* **Do this**:
Print exactly the lines running from the one that holds "Generate a Python" through the one that holds "86.2, 84.7, 82.9, 81.1, 77.3, 73.8, 70.3, 65.7, 63.1, 60.9]", please, and leave the pictures out.
──────
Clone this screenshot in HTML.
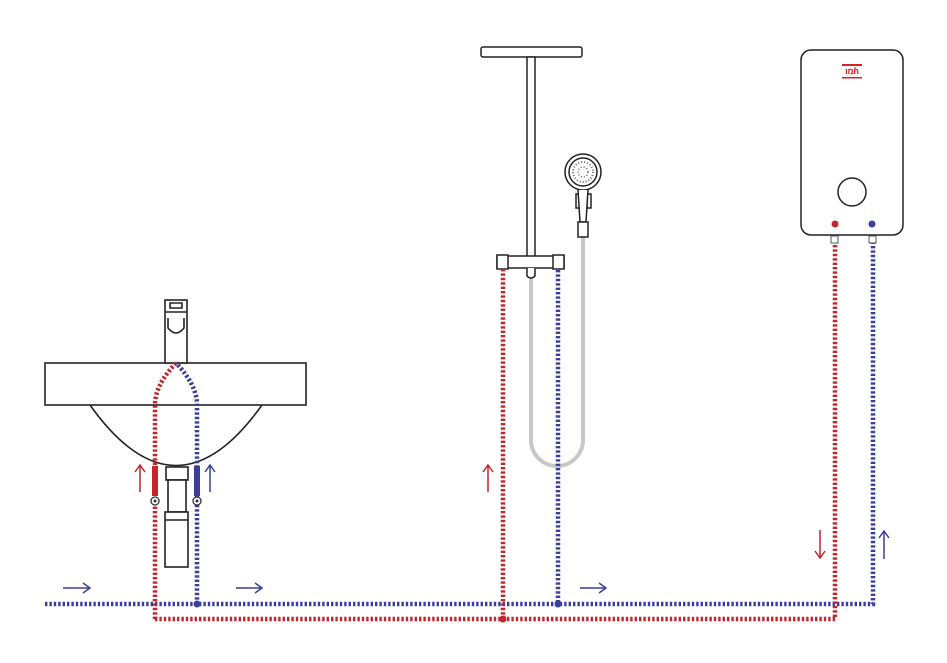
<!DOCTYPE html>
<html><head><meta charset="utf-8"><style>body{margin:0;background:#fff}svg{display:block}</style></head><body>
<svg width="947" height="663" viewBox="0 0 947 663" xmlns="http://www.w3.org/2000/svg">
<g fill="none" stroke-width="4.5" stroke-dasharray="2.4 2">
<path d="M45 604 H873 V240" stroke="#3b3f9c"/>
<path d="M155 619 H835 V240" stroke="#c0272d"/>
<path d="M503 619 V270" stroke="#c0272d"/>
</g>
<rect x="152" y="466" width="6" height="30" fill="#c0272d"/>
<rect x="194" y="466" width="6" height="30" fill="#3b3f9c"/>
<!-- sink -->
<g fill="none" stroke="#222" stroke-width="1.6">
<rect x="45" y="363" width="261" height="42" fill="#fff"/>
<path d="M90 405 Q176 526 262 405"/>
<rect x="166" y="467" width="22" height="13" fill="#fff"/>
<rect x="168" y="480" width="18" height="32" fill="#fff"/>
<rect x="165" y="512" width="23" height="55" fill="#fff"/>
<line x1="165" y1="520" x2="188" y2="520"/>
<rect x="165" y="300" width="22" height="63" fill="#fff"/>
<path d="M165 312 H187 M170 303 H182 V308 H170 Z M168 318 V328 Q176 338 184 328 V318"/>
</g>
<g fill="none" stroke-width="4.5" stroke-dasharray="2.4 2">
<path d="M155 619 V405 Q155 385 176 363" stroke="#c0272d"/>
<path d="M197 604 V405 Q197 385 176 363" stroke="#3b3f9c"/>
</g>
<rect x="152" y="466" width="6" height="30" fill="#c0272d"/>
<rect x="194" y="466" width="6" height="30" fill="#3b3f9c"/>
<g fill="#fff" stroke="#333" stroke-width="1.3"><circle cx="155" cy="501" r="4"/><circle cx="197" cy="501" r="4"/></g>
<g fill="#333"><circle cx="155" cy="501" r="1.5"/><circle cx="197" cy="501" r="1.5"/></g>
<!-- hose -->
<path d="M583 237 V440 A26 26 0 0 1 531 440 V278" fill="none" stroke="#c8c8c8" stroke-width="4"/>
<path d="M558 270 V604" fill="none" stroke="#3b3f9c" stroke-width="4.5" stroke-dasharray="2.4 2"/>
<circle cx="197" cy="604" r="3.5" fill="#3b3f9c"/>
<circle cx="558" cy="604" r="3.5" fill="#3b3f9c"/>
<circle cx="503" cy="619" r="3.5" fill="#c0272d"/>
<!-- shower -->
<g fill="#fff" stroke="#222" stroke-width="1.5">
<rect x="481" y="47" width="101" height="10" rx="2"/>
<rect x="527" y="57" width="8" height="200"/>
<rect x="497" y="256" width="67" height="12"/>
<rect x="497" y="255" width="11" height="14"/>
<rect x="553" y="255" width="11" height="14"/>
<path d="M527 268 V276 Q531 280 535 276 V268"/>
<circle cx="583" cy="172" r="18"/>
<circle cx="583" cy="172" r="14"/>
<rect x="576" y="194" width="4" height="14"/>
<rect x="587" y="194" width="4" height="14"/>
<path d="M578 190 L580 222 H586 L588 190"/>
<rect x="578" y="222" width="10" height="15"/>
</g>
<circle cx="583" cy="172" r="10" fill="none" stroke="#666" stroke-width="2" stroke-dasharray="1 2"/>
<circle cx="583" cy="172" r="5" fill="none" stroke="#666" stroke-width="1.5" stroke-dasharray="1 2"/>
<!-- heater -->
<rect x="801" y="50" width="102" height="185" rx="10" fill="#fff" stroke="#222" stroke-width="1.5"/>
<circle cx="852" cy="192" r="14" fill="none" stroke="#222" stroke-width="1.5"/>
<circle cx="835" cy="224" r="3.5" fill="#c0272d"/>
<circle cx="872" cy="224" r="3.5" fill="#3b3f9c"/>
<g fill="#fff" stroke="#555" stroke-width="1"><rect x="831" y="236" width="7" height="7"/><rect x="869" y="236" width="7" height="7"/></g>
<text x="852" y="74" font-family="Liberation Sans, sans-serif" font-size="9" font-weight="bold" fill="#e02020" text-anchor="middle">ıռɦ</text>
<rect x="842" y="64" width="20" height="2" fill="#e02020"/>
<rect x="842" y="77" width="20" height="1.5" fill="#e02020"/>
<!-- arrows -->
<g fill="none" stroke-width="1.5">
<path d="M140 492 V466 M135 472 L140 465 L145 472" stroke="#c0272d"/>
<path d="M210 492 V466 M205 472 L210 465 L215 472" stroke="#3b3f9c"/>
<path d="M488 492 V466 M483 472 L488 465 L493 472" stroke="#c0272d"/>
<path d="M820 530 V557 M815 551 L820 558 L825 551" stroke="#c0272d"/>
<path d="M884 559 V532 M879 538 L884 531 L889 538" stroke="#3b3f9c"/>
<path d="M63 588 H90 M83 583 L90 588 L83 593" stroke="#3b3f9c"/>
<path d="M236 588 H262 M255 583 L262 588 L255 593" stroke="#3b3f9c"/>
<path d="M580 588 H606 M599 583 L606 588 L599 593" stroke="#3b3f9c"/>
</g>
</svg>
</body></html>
──────
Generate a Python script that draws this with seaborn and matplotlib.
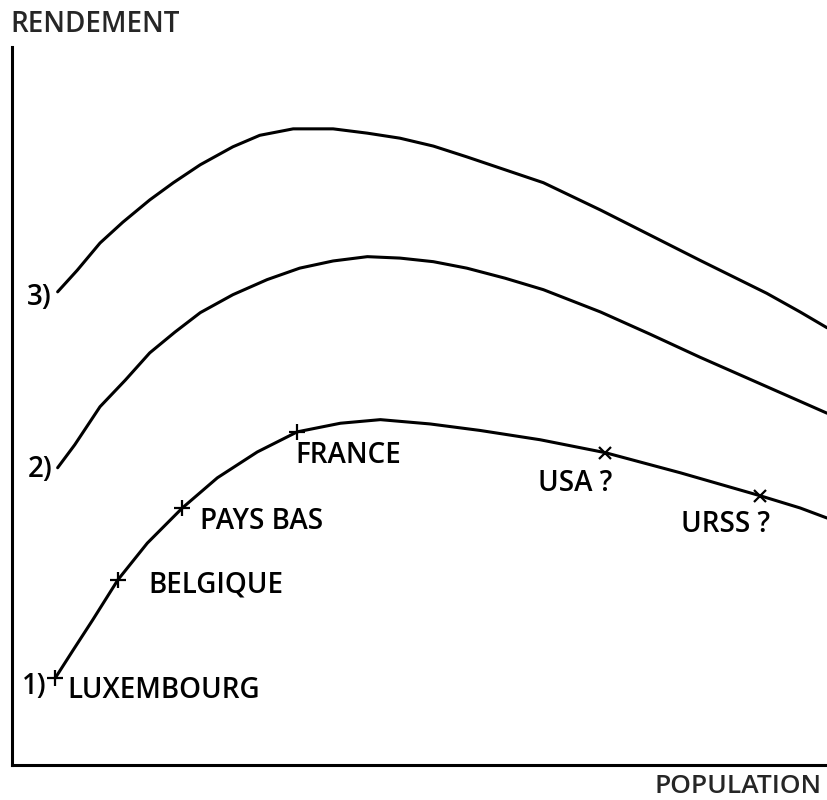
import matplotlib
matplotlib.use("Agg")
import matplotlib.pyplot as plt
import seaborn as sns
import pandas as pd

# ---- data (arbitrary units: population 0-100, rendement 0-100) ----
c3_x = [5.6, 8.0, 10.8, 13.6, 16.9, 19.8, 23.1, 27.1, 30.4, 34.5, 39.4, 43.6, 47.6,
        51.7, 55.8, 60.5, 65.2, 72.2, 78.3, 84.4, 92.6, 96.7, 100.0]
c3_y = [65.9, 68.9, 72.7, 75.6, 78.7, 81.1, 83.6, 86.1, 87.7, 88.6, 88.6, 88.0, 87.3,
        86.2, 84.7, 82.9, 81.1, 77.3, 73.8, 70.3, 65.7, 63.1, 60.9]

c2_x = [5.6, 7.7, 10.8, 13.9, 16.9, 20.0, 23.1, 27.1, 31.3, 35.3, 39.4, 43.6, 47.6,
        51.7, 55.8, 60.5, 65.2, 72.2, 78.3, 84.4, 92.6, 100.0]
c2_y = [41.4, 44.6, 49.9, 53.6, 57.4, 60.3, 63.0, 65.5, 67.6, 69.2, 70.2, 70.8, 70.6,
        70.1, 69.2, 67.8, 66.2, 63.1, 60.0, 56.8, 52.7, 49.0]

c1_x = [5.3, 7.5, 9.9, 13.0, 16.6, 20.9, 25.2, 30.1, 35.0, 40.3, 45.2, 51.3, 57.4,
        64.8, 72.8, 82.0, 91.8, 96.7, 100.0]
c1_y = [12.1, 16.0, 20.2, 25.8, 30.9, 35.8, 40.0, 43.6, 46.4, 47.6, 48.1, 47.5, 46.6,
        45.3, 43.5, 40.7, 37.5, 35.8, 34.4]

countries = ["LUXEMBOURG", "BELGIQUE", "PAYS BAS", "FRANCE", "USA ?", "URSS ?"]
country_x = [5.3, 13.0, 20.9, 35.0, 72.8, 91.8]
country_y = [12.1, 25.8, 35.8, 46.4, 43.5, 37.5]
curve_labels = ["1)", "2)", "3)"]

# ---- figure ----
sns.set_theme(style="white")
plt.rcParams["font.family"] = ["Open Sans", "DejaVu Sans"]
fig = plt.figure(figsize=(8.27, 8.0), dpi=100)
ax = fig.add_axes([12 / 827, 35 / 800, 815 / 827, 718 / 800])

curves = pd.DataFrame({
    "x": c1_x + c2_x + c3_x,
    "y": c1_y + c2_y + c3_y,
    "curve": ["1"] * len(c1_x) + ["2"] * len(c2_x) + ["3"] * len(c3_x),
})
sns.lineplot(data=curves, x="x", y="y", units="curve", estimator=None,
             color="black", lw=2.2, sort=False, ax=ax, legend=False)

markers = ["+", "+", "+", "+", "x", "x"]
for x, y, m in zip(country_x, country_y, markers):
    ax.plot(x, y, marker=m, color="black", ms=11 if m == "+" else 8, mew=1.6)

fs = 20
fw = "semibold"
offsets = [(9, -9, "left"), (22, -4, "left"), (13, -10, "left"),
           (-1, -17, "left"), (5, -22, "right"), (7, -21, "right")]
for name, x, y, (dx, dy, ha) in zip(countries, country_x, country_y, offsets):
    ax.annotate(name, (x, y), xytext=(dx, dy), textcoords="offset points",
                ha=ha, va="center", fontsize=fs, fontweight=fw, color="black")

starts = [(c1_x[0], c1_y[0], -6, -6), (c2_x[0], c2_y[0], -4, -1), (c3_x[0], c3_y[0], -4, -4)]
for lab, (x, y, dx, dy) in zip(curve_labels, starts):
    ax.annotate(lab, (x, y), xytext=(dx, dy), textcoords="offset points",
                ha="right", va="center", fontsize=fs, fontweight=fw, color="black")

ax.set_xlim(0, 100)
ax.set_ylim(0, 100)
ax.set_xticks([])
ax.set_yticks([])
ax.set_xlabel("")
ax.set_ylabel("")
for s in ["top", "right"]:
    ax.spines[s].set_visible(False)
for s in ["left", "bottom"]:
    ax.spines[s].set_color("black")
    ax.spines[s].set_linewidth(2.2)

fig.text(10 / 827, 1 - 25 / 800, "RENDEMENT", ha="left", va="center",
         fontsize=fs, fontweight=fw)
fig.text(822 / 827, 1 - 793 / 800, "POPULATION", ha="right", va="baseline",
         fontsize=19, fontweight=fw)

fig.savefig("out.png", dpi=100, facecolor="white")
──────
* **Completed task**:
Generate a Python script that draws this with seaborn and matplotlib.
import matplotlib
matplotlib.use("Agg")
import matplotlib.pyplot as plt
import seaborn as sns
import pandas as pd

# ---- data (arbitrary units: population 0-100, rendement 0-100) ----
c3_x = [5.6, 8.0, 10.8, 13.6, 16.9, 19.8, 23.1, 27.1, 30.4, 34.5, 39.4, 43.6, 47.6,
        51.7, 55.8, 60.5, 65.2, 72.2, 78.3, 84.4, 92.6, 96.7, 100.0]
c3_y = [65.9, 68.9, 72.7, 75.6, 78.7, 81.1, 83.6, 86.1, 87.7, 88.6, 88.6, 88.0, 87.3,
        86.2, 84.7, 82.9, 81.1, 77.3, 73.8, 70.3, 65.7, 63.1, 60.9]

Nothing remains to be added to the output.